Will County Vows Investigation of Radioactive Spills
February 10
Will County State’s Atty. James Glasgow has launched an “aggressive” investigation of radioactive tritium spills at a nuclear power station at the county’s southwest tip, he said Thursday.
His office is collecting scientific data on the contamination and plans to meet with the Illinois attorney general’s office, which has expertise in enforcing the state Environmental Protection Act, Glasgow said.
Assistant State’s Atty. Phil Mock of the civil division disclosed the probe at a meeting of a County Board committee as it discussed four tritium spills between 1996 and 2003. The spills contaminated groundwater in the area and were not disclosed publicly until recent weeks.
The committee recommended authorizing the county Health Department to put together a groundwater-testing plan for the area surrounding the plant, which is in Reed Township.
Committee members also discussed helping the area build a water-delivery system that would eliminate the need for shallow wells used by residents.
“The long-term solution is, we need to find a source of safe, affordable drinking water for the people in the area,” said County Board Chairman James Moustis (R-Frankfort).
County Board Executive Larry Walsh, a Democrat, added: “The magnitude of what we are looking at is going to be huge, but it’s something that needs to be looked at, and it’s a problem we can handle, I believe.”
At the meeting an executive for Exelon Nuclear, the Exelon Corp. business unit that runs Braidwood Generating Station, again apologized for the way his company dealt with the spills.
“We did not handle this well,” said Thomas O’Neill, vice president of regulatory affairs. “We need to do a better job of communicating to you all.”
By working with governments and residents to provide information and mitigate contamination, Exelon aims “to try to earn back the trust we have lost in this instance,” he said.
In recent weeks the company has disclosed four spills of tritium, a byproduct of nuclear generation that can enter the body through ingestion, absorption and inhalation.
Exposure can increase the risk of cancer, birth defects and genetic damage, but the U.S. Environmental Protection Agency considers it one of the least dangerous radioactive substances, in part because it leaves the body relatively quickly.
The first spill, of about 250,000 gallons of effluent containing tritium, happened in 1996, O’Neill said. In each of the next two spills, in 1998 and 2000, about 3 million gallons of effluent containing tritium was spilled. As a result, groundwater east of the plant recently was found to have a tritium level nearly 11 times higher than the federal limit. A 2003 spill left groundwater at the Braidwood Dunes and Savanna Nature Preserve, east of the plant, with a recent tritium level about 50 percent higher than the federal limit.

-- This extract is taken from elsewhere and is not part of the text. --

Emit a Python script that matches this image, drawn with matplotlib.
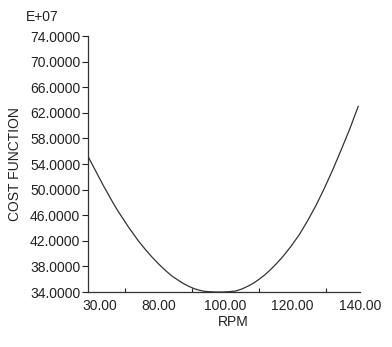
import numpy as np
import matplotlib
matplotlib.use("Agg")
import matplotlib.pyplot as plt

plt.rcParams['font.family'] = ['Liberation Sans', 'DejaVu Sans']

# curve (cost in units of E+07)
rpm = [59, 60.5, 62, 63.5, 65, 66.5, 68, 69.5, 71, 72.5, 74, 76, 78, 80, 82, 84,
       86, 87.5, 89, 90.5, 92, 93.5, 95, 97, 99, 101, 103, 105, 107, 108.5,
       110, 111.5, 113, 115, 117, 119.5, 122, 124.5, 127, 129.5, 132,
       134.5, 137, 139.5]
cost = [55.2, 53.7, 52.2, 50.7, 49.3, 47.9, 46.6, 45.4, 44.2, 43.1, 42.0,
        40.7, 39.5, 38.4, 37.4, 36.5, 35.8, 35.3, 34.9, 34.55, 34.3, 34.12,
        34.05, 34.0, 34.0, 34.05, 34.15, 34.5, 35.0, 35.45, 36.0, 36.6, 37.3,
        38.35, 39.5, 41.15, 43.0, 45.2, 47.6, 50.3, 53.2, 56.3, 59.5, 63.0]

ytick_vals = [34, 38, 42, 46, 50, 54, 58, 62, 66, 70, 74]
xlabel_pos = [62.5, 80, 100, 120, 140]
xlabel_txt = ['30.00', '80.00', '100.00', '120.00', '140.00']
xminor = [70, 80, 90, 100, 110, 120, 130, 140]

fig = plt.figure(figsize=(3.92, 3.47), dpi=100)
ax = fig.add_axes([0.2245, 0.1585, 0.6935, 0.7375])

ax.plot(rpm, cost, color='#333333', lw=0.9)

ax.set_xlim(59, 140)
ax.set_ylim(34, 74)

ax.set_yticks(ytick_vals)
ax.set_yticklabels([f'{v:.4f}' for v in ytick_vals])
ax.tick_params(axis='y', direction='out', length=4, width=0.8, pad=1.5,
               labelsize=10, colors='#222222')

ax.set_xticks(xlabel_pos)
ax.set_xticklabels(xlabel_txt)
ax.set_xticks(xminor, minor=True)
ax.tick_params(axis='x', which='major', length=0, pad=5, labelsize=10,
               colors='#222222')
ax.tick_params(axis='x', which='minor', direction='in', length=3, width=0.8,
               color='#222222')

for s in ['top', 'right']:
    ax.spines[s].set_visible(False)
for s in ['left', 'bottom']:
    ax.spines[s].set_linewidth(0.9)
    ax.spines[s].set_color('#333333')

ax.set_ylabel('COST FUNCTION', fontsize=10, color='#222222', labelpad=6)
ax.set_xlabel('RPM', fontsize=10, color='#222222', labelpad=0)
ax.xaxis.set_label_coords(0.533, -0.09)

fig.text(0.107, 0.95, 'E+07', fontsize=10, color='#222222', ha='center', va='center')

fig.savefig('out.png', dpi=100, facecolor='white')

All four spills resulted from malfunctioning vacuum breakers along the 5 mile-long line that carries effluent with tritium to the Kankakee River, where it is dumped at levels below federal limits, Exelon officials said.
O’Neill said a clay layer in the earth prevents tritium from going into a deep aquifer. In recent weeks Exelon announced that only one private well of the 34 it has tested in the area had above-normal tritium readings, and those readings were well below the federal limit.
But residents and anti-nuclear activists have expressed concern about the effects of chronic tritium exposure, even at levels deemed acceptable by the EPA that Illinois adopted.
Mock said the level deemed safe by the EPA “is not based on any medical standards that I know of.”
He said some states that have no nuclear plants set the acceptable limit at levels 40 times lower than the EPA.